If the predator was found guilty in a court of law, he would be put in a place where inmates hold a special place in their hearts for sexual predators.

Marc Abrams

I think you are getting a little carried away. It sounds highly doubtful to me, based on the description of the incident, that reporting it to the police is going to result in all this. First of all, where is the evidence? It will just be one party's word vs. another. Second, is this really the kind of sexual assault that gets someone thrown in maximum security prison? A forced "french kiss" on a consensual outing, followed by an apology and a ride home?

I think it is irresponsible to tell her to expect such consequences from reporting it to the police. I doubt that he would even be arrested. Likely the adverse consequences for the guy will max out at court hassles and expenses, a police record, and possibly a small penalty of some kind. Minimum would be that the case doesn't have enough merit to pursue and a report is filed. Still, I think it is a good idea to notify the police and try to press charges, as a duty to future potential victims. Even just a report on record will make it harder for him to do it again.

***

I also think Chris H's advice is not so bad, just impractical. Doing what he says would probably be the best thing anyone could do for themselves in a situation like this in the long run. However, as someone else pointed out, the whole reason this victim was probably singled out is because of the fact that she is not the kind of person who is capable of it.

James Davis 07-31-2007 03:25 PM

Re: Need some advice.
 
Quote:

Kevin Wilbanks wrote: (Post 185040)
I think you are getting a little carried away. It sounds highly doubtful to me, based on the description of the incident, that reporting it to the police is going to result in all this. First of all, where is the evidence? It will just be one party's word vs. another. Second, is this really the kind of sexual assault that gets someone thrown in maximum security prison?
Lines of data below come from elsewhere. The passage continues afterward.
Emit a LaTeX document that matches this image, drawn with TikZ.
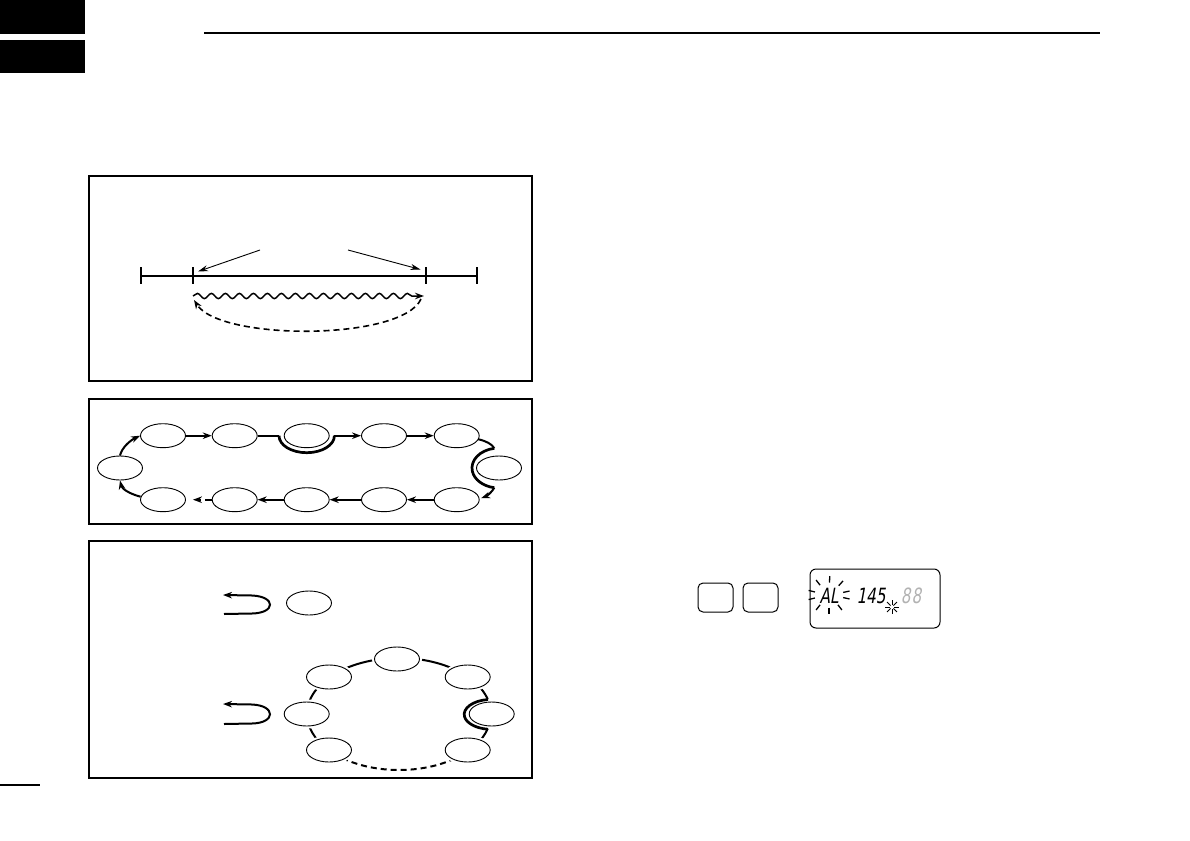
\documentclass[tikz,border=0pt]{standalone}
\usepackage{fontspec}
\newfontfamily\lcdfont{DejaVu Sans}[FakeSlant=0.18,FakeStretch=0.72]
\usetikzlibrary{arrows.meta,shapes.geometric,decorations.pathmorphing,calc}
\begin{document}
\begin{tikzpicture}[x=1pt,y=-1pt,
  frame/.style={draw,line width=1.2pt},
  ell/.style={ellipse,draw,line width=0.9pt,fill=white,minimum width=45pt,minimum height=24pt,inner sep=0pt},
  halo/.style={preaction={draw=white,line width=5pt}},
  lw2/.style={line width=2pt},
  byp/.style={line width=2.7pt},
  arr/.style={-{Stealth[length=9pt,width=6.5pt]}},
  thinarr/.style={line width=0.9pt,-{Stealth[length=10pt,width=6pt]}},
  dsh/.style={dash pattern=on 6pt off 4pt},
  key/.style={draw,line width=1pt,rounded corners=5pt,minimum width=35pt,minimum height=29pt,inner sep=0pt},
  lcdtxt/.style={font=\lcdfont\fontsize{21}{21}\selectfont,inner sep=0pt},
  ray/.style={line width=1.3pt}
]
\useasboundingbox (0,0) rectangle (1190,840);
% page decorations
\fill (0,0) rectangle (85,34);
\fill (0,40) rectangle (85,73);
\draw[line width=2pt] (204,33.5) -- (1100,33.5);
\draw[line width=1.5pt] (0,785) -- (40,785);

% ---------- panel 1 ----------
\draw[frame] (89,176) rectangle (532,381);
\coordinate (k1) at (141,276);
\coordinate (k2) at (193,276);
\coordinate (k3) at (426,276);
\coordinate (k4) at (477,276);
\draw[lw2] (k1) -- (k4);
\foreach \k in {k1,k2,k3,k4} \draw[lw2] ($(\k)+(0,-9)$) -- ($(\k)+(0,8)$);
\coordinate (la) at (260,250);
\coordinate (ra) at (348,250);
\draw[thinarr] (la) -- (198,271.5);
\draw[thinarr] (ra) -- (420.5,269.5);
\coordinate (ws) at (193,296);
\coordinate (we) at (424,296);
\draw[line width=1.5pt,-{Stealth[length=9pt,width=6.5pt]},
      decorate,decoration={snake,segment length=14pt,amplitude=2.6pt,post length=7pt}] (ws) -- (we);
\coordinate (ds) at (421,299);
\coordinate (de) at (194,300);
\draw[line width=1.6pt,dsh,-{Stealth[length=9pt,width=6.5pt]}] (ds) .. controls (402,341) and (220,341) .. (de);

% ---------- panel 2 ----------
\draw[frame] (89,399) rectangle (532,524);
\node[ell] (t1) at (163,435.7) {};
\node[ell] (t2) at (234.7,435.7) {};
\node[ell] (t3) at (306.7,435.7) {};
\node[ell] (t4) at (384,435.7) {};
\node[ell] (t5) at (456.7,435.7) {};
\node[ell] (ml) at (120,468) {};
\node[ell] (mr) at (499,468) {};
\node[ell] (b1) at (163,499.7) {};
\node[ell] (b2) at (234.7,499.7) {};
\node[ell] (b3) at (306.7,499.7) {};
\node[ell] (b4) at (384,499.7) {};
\node[ell] (b5) at (456.7,499.7) {};
\draw[lw2,arr] (t1.east) -- (t2.west);
\draw[lw2] (t2.east) -- (279,435.7);
\draw[byp] (279,435.7) arc[start angle=180,end angle=360,x radius=27.7pt,y radius=17pt];
\draw[lw2,arr] (334.4,435.7) -- (t4.west);
\draw[lw2,arr] (t4.east) -- (t5.west);
\draw[lw2] ($(t5.east)+(-1.5,3.5)$) .. controls (486,441) and (492,444) .. (494.3,448.3);
\draw[byp] (494.3,448.3) arc[start angle=100,end angle=260,x radius=27pt,y radius=20pt];
\draw[lw2,arr] (494.3,487.7) .. controls (492,492) and (487,496) .. ($(b5.east)+(1.5,-1.5)$);
\draw[lw2,arr] (b5.west) -- (b4.east);
\draw[lw2,arr] (b4.west) -- (b3.east);
\draw[lw2,arr] (b3.west) -- (b2.east);
\draw[lw2,dash pattern=on 7pt off 4pt,arr] (b2.west) -- ($(b1.east)+(7,0)$);
\draw[lw2,arr] ($(b1.west)+(0.5,-3)$) .. controls (130,494) and (122,489) .. (ml.south);
\draw[lw2,arr] (ml.north) .. controls (122,447) and (131,440) .. (t1.west);

% ---------- panel 3 ----------
\draw[frame] (89,541) rectangle (532,778);
\draw[lw2,arr] (224,614) -- (252,613.5) .. controls (276,613) and (276,596.5) .. (252,595.5) -- (223,595);
\node[ell] (single) at (309,603) {};
\draw[lw2,arr] (224,724) -- (252,723.5) .. controls (276,723) and (276,705.5) .. (252,704.5) -- (223,704);
% ring
\draw[lw2] (487.87,699.51) arc[start angle=15,end angle=232,x radius=92pt,y radius=56pt];
\draw[lw2,dsh] (342.36,758.13) arc[start angle=232,end angle=308,x radius=92pt,y radius=56pt];
\draw[lw2] (455.64,758.13) arc[start angle=308,end angle=345,x radius=92pt,y radius=56pt];
\node[ell,halo] (rt) at (397,659) {};
\node[ell,halo] (rul) at (329,677) {};
\node[ell,halo] (rur) at (467.7,677) {};
\node[ell,halo] (rml) at (306.7,714) {};
\node[ell,halo] (rmr) at (491.7,714) {};
\node[ell,halo] (rbl) at (329,750) {};
\node[ell,halo] (rbr) at (467.7,750) {};
\draw[byp] (487.87,699.51) arc[start angle=98,end angle=262,x radius=27.5pt,y radius=15pt];

% ---------- keys and display ----------
\node[key] (keya) at (715.5,597.5) {};
\node[key] (keyb) at (760.5,597.5) {};
\draw[line width=1pt,rounded corners=6pt] (810,569) rectangle (940,628);
\node[lcdtxt] (al) at (829,596) {AL};
\node[lcdtxt] (num) at (871,596) {145};
\node[lcdtxt,text=black!30] (ghost) at (911,596) {8\kern1pt8};
\coordinate (alc) at (829,595);
\foreach \a in {-12,12,48,88,128,166,194,232,270,308}
  \draw[ray] ($(alc)+(\a:14.5pt and 12.5pt)$) -- ($(alc)+(\a:21pt and 19pt)$);
\coordinate (star) at (892,607);
\foreach \a in {0,45,...,315}
  \draw[line width=1pt] ($(star)+(\a:2pt)$) -- ($(star)+(\a:7pt)$);
\end{tikzpicture}
\end{document}
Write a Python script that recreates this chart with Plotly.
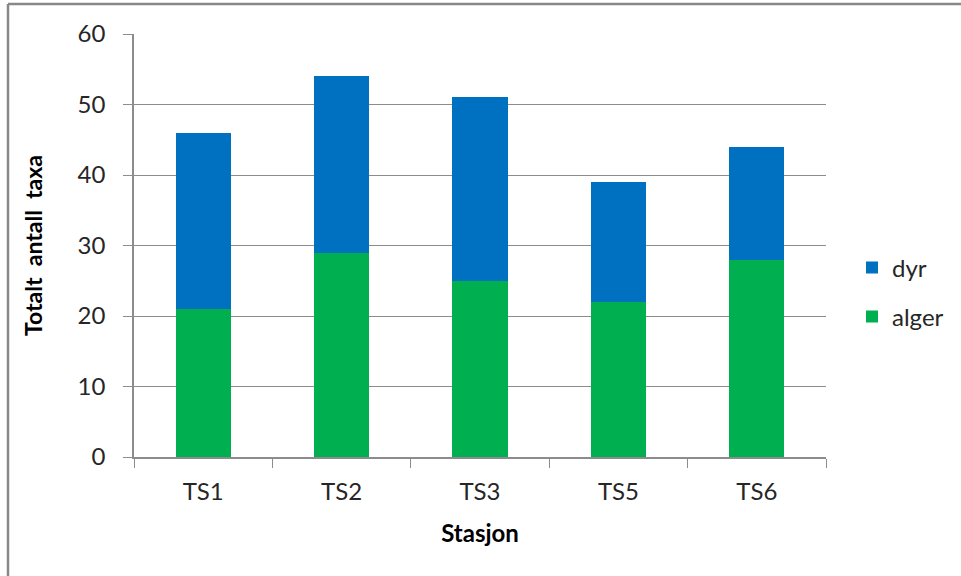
import plotly.graph_objects as go

# Stations and taxa counts per group
stations = ["TS1", "TS2", "TS3", "TS5", "TS6"]
alger = [21, 29, 25, 22, 28]
dyr = [25, 25, 26, 17, 16]
y_ticks = [0, 10, 20, 30, 40, 50, 60]

W, H = 961, 576
L, R, T, B = 134, 135, 34, 119

font_family = "Lato, Carlito, Open Sans, sans-serif"
grid_col = "#8c8c8c"
text_col = "#262626"

fig = go.Figure()
fig.add_trace(go.Bar(x=stations, y=alger, name="alger", marker_color="#00B050",
                     marker_line_width=0, legend="legend2"))
fig.add_trace(go.Bar(x=stations, y=dyr, name="dyr", marker_color="#0070C0",
                     marker_line_width=0, legend="legend"))

pw = W - L - R
ph = H - T - B


def px_x(x):
    return (x - L) / pw


def px_y(y):
    return (H - B - y) / ph


legend_style = dict(font=dict(family=font_family, size=24, color=text_col),
                    bgcolor="rgba(0,0,0,0)", xanchor="left", yanchor="middle",
                    itemwidth=30)

fig.update_layout(
    width=W, height=H,
    margin=dict(l=L, r=R, t=T, b=B, pad=0),
    paper_bgcolor="white", plot_bgcolor="white",
    barmode="stack", bargap=0.6,
    font=dict(family=font_family, size=24, color=text_col),
    showlegend=True,
    legend=dict(x=px_x(852), y=px_y(268), **legend_style),
    legend2=dict(x=px_x(852), y=px_y(317), **legend_style),
    xaxis=dict(
        type="category", showgrid=False,
        showline=True, linecolor=grid_col, linewidth=1.5,
        ticks="outside", tickson="boundaries", ticklen=9, tickcolor=grid_col,
        ticklabelstandoff=12,
        tickfont=dict(size=24, color=text_col),
        title=dict(text="<b>Stasjon</b>", font=dict(size=24, color="#000000"), standoff=22),
    ),
    yaxis=dict(
        range=[0, 60], tickvals=y_ticks, showgrid=True, gridcolor=grid_col, gridwidth=1,
        showline=True, linecolor=grid_col, linewidth=1.5, zeroline=False,
        ticks="outside", ticklen=9, tickcolor=grid_col,
        ticklabelstandoff=13,
        tickfont=dict(size=24, color=text_col),
        title=dict(text="<b>Totalt&nbsp; antall&nbsp; taxa</b>",
                   font=dict(size=23, color="#000000"), standoff=29),
    ),
    shapes=[
        dict(type="line", xref="paper", yref="paper",
             x0=px_x(8), x1=px_x(W + 5), y0=px_y(4), y1=px_y(4),
             line=dict(color="#888888", width=2.5)),
        dict(type="line", xref="paper", yref="paper",
             x0=px_x(8), x1=px_x(8), y0=px_y(4), y1=px_y(H + 5),
             line=dict(color="#888888", width=2.5)),
    ],
)

fig.write_html("out.html")
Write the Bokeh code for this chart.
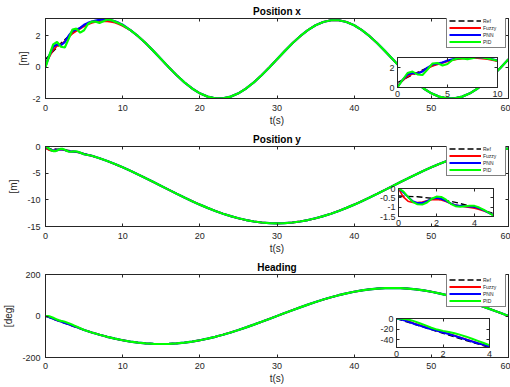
from bokeh.plotting import figure
from bokeh.models import (Range1d, FixedTicker, LinearAxis, Legend, LegendItem,
                          GridBox, Column, CustomJSTickFormatter)
from bokeh.embed import file_html
from bokeh.resources import INLINE

FONT = "Liberation Sans"
INK = "#262626"

# ---------------- data ----------------
# time base of the reference trajectories (s)
t = [0, 1, 2, 3, 4, 5, 6, 7, 8, 9, 10, 11, 12, 13, 14, 15, 16, 17, 18, 19, 20,
     21, 22, 23, 24, 25, 26, 27, 28, 29, 30, 31, 32, 33, 34, 35, 36, 37, 38, 39, 40,
     41, 42, 43, 44, 45, 46, 47, 48, 49, 50, 51, 52, 53, 54, 55, 56, 57, 58, 59, 60]

x_ref = [0.50, 1.02, 1.52, 1.97, 2.36, 2.67, 2.88, 2.99, 2.99, 2.88, 2.67, 2.36, 1.97,
         1.52, 1.02, 0.50, -0.02, -0.52, -0.97, -1.36, -1.67, -1.88, -1.99, -1.99,
         -1.88, -1.67, -1.36, -0.97, -0.52, -0.02, 0.50, 1.02, 1.52, 1.97, 2.36, 2.67,
         2.88, 2.99, 2.99, 2.88, 2.67, 2.36, 1.97, 1.52, 1.02, 0.50, -0.02, -0.52,
         -0.97, -1.36, -1.67, -1.88, -1.99, -1.99, -1.88, -1.67, -1.36, -0.97, -0.52,
         -0.02, 0.50]

y_ref = [-0.40, -0.44, -0.55, -0.74, -1.01, -1.34, -1.74, -2.20, -2.72, -3.29, -3.90,
         -4.55, -5.24, -5.94, -6.67, -7.40, -8.13, -8.86, -9.56, -10.25, -10.90,
         -11.51, -12.08, -12.60, -13.06, -13.46, -13.79, -14.06, -14.25, -14.36,
         -14.40, -14.36, -14.25, -14.06, -13.79, -13.46, -13.06, -12.60, -12.08,
         -11.51, -10.90, -10.25, -9.56, -8.86, -8.13, -7.40, -6.67, -5.94, -5.24,
         -4.55, -3.90, -3.29, -2.72, -2.20, -1.74, -1.34, -1.01, -0.74, -0.55, -0.44,
         -0.40]

h_ref = [0, -14.1, -28.1, -41.7, -54.9, -67.5, -79.4, -90.3, -100.3, -109.2, -116.9,
         -123.3, -128.4, -132.0, -134.3, -135.0, -134.3, -132.0, -128.4, -123.3,
         -116.9, -109.2, -100.3, -90.3, -79.4, -67.5, -54.9, -41.7, -28.1, -14.1, 0,
         14.1, 28.1, 41.7, 54.9, 67.5, 79.4, 90.3, 100.3, 109.2, 116.9, 123.3, 128.4,
         132.0, 134.3, 135.0, 134.3, 132.0, 128.4, 123.3, 116.9, 109.2, 100.3, 90.3,
         79.4, 67.5, 54.9, 41.7, 28.1, 14.1, 0]

# start-up transients of the three controllers
t_x_tr = [0.0, 0.5, 1.0, 1.5, 2.0, 2.5, 3.0, 3.5, 4.0, 4.5, 5.0, 5.5, 6.0, 6.5, 7.0,
          7.5, 8.0, 8.5, 9.0, 9.5, 10.0]
x_fuzzy_tr = [0.20, 0.65, 1.10, 1.35, 1.45, 1.65, 1.90, 2.15, 2.30, 2.45, 2.60, 2.72,
              2.82, 2.88, 2.92, 2.93, 2.92, 2.89, 2.83, 2.74, 2.63]
x_pnn_tr = [0.05, 0.75, 1.30, 1.45, 1.40, 1.60, 2.00, 2.30, 2.40, 2.50, 2.70, 2.82,
            2.90, 2.97, 3.02, 3.04, 3.03, 2.99, 2.92, 2.82, 2.70]
x_pid_tr = [0.00, 0.75, 1.45, 1.60, 1.30, 1.25, 1.80, 2.40, 2.45, 2.20, 2.35, 2.75,
            2.90, 2.90, 2.82, 2.92, 3.04, 3.00, 2.90, 2.80, 2.68]

t_y_tr = [0.0, 0.25, 0.5, 0.75, 1.0, 1.25, 1.5, 1.75, 2.0, 2.25, 2.5, 2.75, 3.0, 3.25,
          3.5, 3.75, 4.0, 4.25, 4.5, 4.75, 5.0]
y_fuzzy_tr = [0.00, -0.45, -0.68, -0.75, -0.75, -0.72, -0.66, -0.60, -0.58, -0.62,
              -0.70, -0.80, -0.88, -0.94, -0.98, -1.02, -1.06, -1.12, -1.20, -1.30, -1.42]
y_pnn_tr = [0.00, -0.20, -0.45, -0.68, -0.78, -0.78, -0.68, -0.55, -0.50, -0.55,
            -0.66, -0.80, -0.90, -0.93, -0.95, -0.96, -0.98, -1.06, -1.17, -1.30, -1.43]
y_pid_tr = [0.00, -0.15, -0.45, -0.72, -0.85, -0.86, -0.75, -0.55, -0.43, -0.45,
            -0.60, -0.82, -0.95, -0.98, -0.95, -0.92, -0.93, -1.02, -1.15, -1.30, -1.45]

t_h_tr = [0.0, 0.25, 0.5, 0.75, 1.0, 1.25, 1.5, 1.75, 2.0, 2.25, 2.5, 2.75, 3.0, 3.25,
          3.5, 3.75, 4.0]
h_fuzzy_tr = [0, -2, -5, -9, -12.5, -16, -19.5, -23, -26, -29, -32.5, -36, -39.5, -43,
              -46.5, -50, -53]
h_pnn_tr = [0, -2.5, -6, -10, -13.5, -17, -20.5, -23.5, -26.5, -29.5, -33, -36.5, -40,
            -43.5, -47, -50, -53]
h_pid_tr = [0, -0.5, -2, -5, -9, -13, -17.5, -21, -23.5, -25.5, -28, -31, -34.5,
            -38.5, -42.5, -46.5, -50.5]

x_ticks = [0, 10, 20, 30, 40, 50, 60]

NAMES = ["Ref", "Fuzzy", "PNN", "PID"]
STYLES = {
    "Ref": dict(line_color="black", line_dash="6 3", line_width=1.5),
    "Fuzzy": dict(line_color="#ff0000", line_width=1.8),
    "PNN": dict(line_color="#0000ff", line_width=2.2),
    "PID": dict(line_color="#00ff00", line_width=2.2),
}


def series_for(ref_v, tr_t, tr_v):
    """Controller response: start-up transient, then it rides on the reference."""
    t_end = tr_t[-1]
    tail_t = [tt for tt in t if tt > t_end]
    tail_v = ref_v[len(t) - len(tail_t):]
    return {"t": tr_t + tail_t, "v": tr_v + tail_v}


def plain_formatter():
    return CustomJSTickFormatter(code="return String(tick)")


def style_axis(ax, ticks, labels=True):
    ax.ticker = FixedTicker(ticks=ticks)
    ax.major_tick_in = 3
    ax.major_tick_out = 0
    ax.minor_tick_line_color = None
    ax.axis_line_color = INK
    ax.major_tick_line_color = INK
    ax.major_label_text_font = FONT
    ax.major_label_text_color = INK
    if labels:
        ax.formatter = plain_formatter()
        ax.major_label_text_font_size = "9px"
    else:
        ax.formatter = CustomJSTickFormatter(code="return ''")
        ax.major_label_text_font_size = "1px"
        ax.major_label_standoff = 0


def box_ticks(p, xt, yt):
    top = LinearAxis()
    style_axis(top, xt, labels=False)
    p.add_layout(top, "above")
    right = LinearAxis()
    style_axis(right, yt, labels=False)
    p.add_layout(right, "right")


def make_panel(title, ylabel, yr, yticks, data, bottom, ylab_gap, xtick_gap):
    p = figure(width=510, height=18 + 83 + bottom,
               x_range=Range1d(0, 60), y_range=Range1d(*yr),
               min_border_left=45, min_border_right=2, min_border_top=18,
               min_border_bottom=bottom,
               output_backend="svg", toolbar_location=None,
               background_fill_color="white", border_fill_color="white")
    p.xgrid.visible = False
    p.ygrid.visible = False
    p.outline_line_color = INK
    p.title.text = title
    p.title.align = "center"
    p.title.text_font = FONT
    p.title.text_font_size = "10px"
    p.title.text_font_style = "bold"
    p.title.text_color = "black"
    p.title.standoff = 3

    xa = p.xaxis[0]
    style_axis(xa, x_ticks)
    xa.major_label_standoff = xtick_gap
    xa.axis_label = "t(s)"
    xa.axis_label_text_font = FONT
    xa.axis_label_text_font_size = "10px"
    xa.axis_label_text_font_style = "normal"
    xa.axis_label_text_color = INK
    xa.axis_label_standoff = 1

    ya = p.yaxis[0]
    style_axis(ya, yticks)
    ya.major_label_standoff = 5
    ya.axis_label = ylabel
    ya.axis_label_text_font = FONT
    ya.axis_label_text_font_size = "10px"
    ya.axis_label_text_font_style = "normal"
    ya.axis_label_text_color = INK
    ya.axis_label_standoff = ylab_gap

    box_ticks(p, x_ticks, yticks)

    items = []
    for name in NAMES:
        d = data[name]
        r = p.line(d["t"], d["v"], **STYLES[name])
        items.append(LegendItem(label=name, renderers=[r]))
    leg = Legend(items=items, location=(401, 50), margin=0, padding=2, spacing=0,
                 glyph_width=32, glyph_height=7, label_height=7, label_standoff=2,
                 label_text_font=FONT, label_text_font_size="5px",
                 label_text_color=INK, border_line_color="black",
                 border_line_width=1, background_fill_color="white",
                 background_fill_alpha=1)
    p.add_layout(leg)
    return p


def make_inset(xr, yr, xt, yt, data, fw, fh, left_border, mtop, mleft):
    p = figure(width=left_border + fw + 8, height=3 + fh + 14,
               x_range=Range1d(*xr), y_range=Range1d(*yr), title=None,
               min_border_left=left_border, min_border_right=8, min_border_top=3,
               min_border_bottom=14,
               output_backend="svg", toolbar_location=None,
               background_fill_color="white", border_fill_alpha=0,
               margin=(mtop, 0, 0, mleft))
    p.xgrid.visible = False
    p.ygrid.visible = False
    p.outline_line_color = INK
    xa = p.xaxis[0]
    style_axis(xa, xt)
    xa.major_label_standoff = 3
    ya = p.yaxis[0]
    style_axis(ya, yt)
    ya.major_label_standoff = 3
    box_ticks(p, xt, yt)
    for name in NAMES:
        d = data[name]
        st = dict(STYLES[name])
        st["line_width"] = st["line_width"] * 0.9
        p.line(d["t"], d["v"], **st)
    # own container, so the grid does not line its borders up with the main panel
    return Column(children=[p])


x_data = {"Ref": {"t": t, "v": x_ref},
          "Fuzzy": series_for(x_ref, t_x_tr, x_fuzzy_tr),
          "PNN": series_for(x_ref, t_x_tr, x_pnn_tr),
          "PID": series_for(x_ref, t_x_tr, x_pid_tr)}
y_data = {"Ref": {"t": t, "v": y_ref},
          "Fuzzy": series_for(y_ref, t_y_tr, y_fuzzy_tr),
          "PNN": series_for(y_ref, t_y_tr, y_pnn_tr),
          "PID": series_for(y_ref, t_y_tr, y_pid_tr)}
h_data = {"Ref": {"t": t, "v": h_ref},
          "Fuzzy": series_for(h_ref, t_h_tr, h_fuzzy_tr),
          "PNN": series_for(h_ref, t_h_tr, h_pnn_tr),
          "PID": series_for(h_ref, t_h_tr, h_pid_tr)}

p1 = make_panel("Position x", "[m]", (-2, 3.1), [-2, 0, 2], x_data, 27, 0, 6)
p2 = make_panel("Position y", "[m]", (-15, 0), [-15, -10, -5, 0], y_data, 27, 5, 6)
p3 = make_panel("Heading", "[deg]", (-200, 200), [-200, 0, 200], h_data, 30, 5, 5)

i1 = make_inset((0, 10), (0, 3), [0, 5, 10], [0, 2], x_data, 100, 30, 22, 54, 375)
i2 = make_inset((0, 5), (-1.5, 0), [0, 2, 4], [-1.5, -1, -0.5, 0], y_data, 95, 28, 24, 57, 374)
i3 = make_inset((0, 4), (-55, 0), [0, 2, 4], [-40, -20, 0], h_data, 93, 29, 24, 59, 372)

layout = GridBox(children=[(Column(children=[p1]), 0, 0), (i1, 0, 0),
                           (Column(children=[p2]), 1, 0), (i2, 1, 0),
                           (Column(children=[p3]), 2, 0), (i3, 2, 0)])

open("out.html", "w").write(file_html(layout, INLINE))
A forced "french kiss" on a consensual outing, followed by an apology and a ride home?

I think it is irresponsible to tell her to expect such consequences from reporting it to the police. I doubt that he would even be arrested. Likely the adverse consequences for the guy will max out at court hassles and expenses, a police record, and possibly a small penalty of some kind. Minimum would be that the case doesn't have enough merit to pursue and a report is filed. Still, I think it is a good idea to notify the police and try to press charges, as a duty to future potential victims. Even just a report on record will make it harder for him to do it again.

What happens to him is dependent on what her age is and whether he's been picked up for this type of thing before.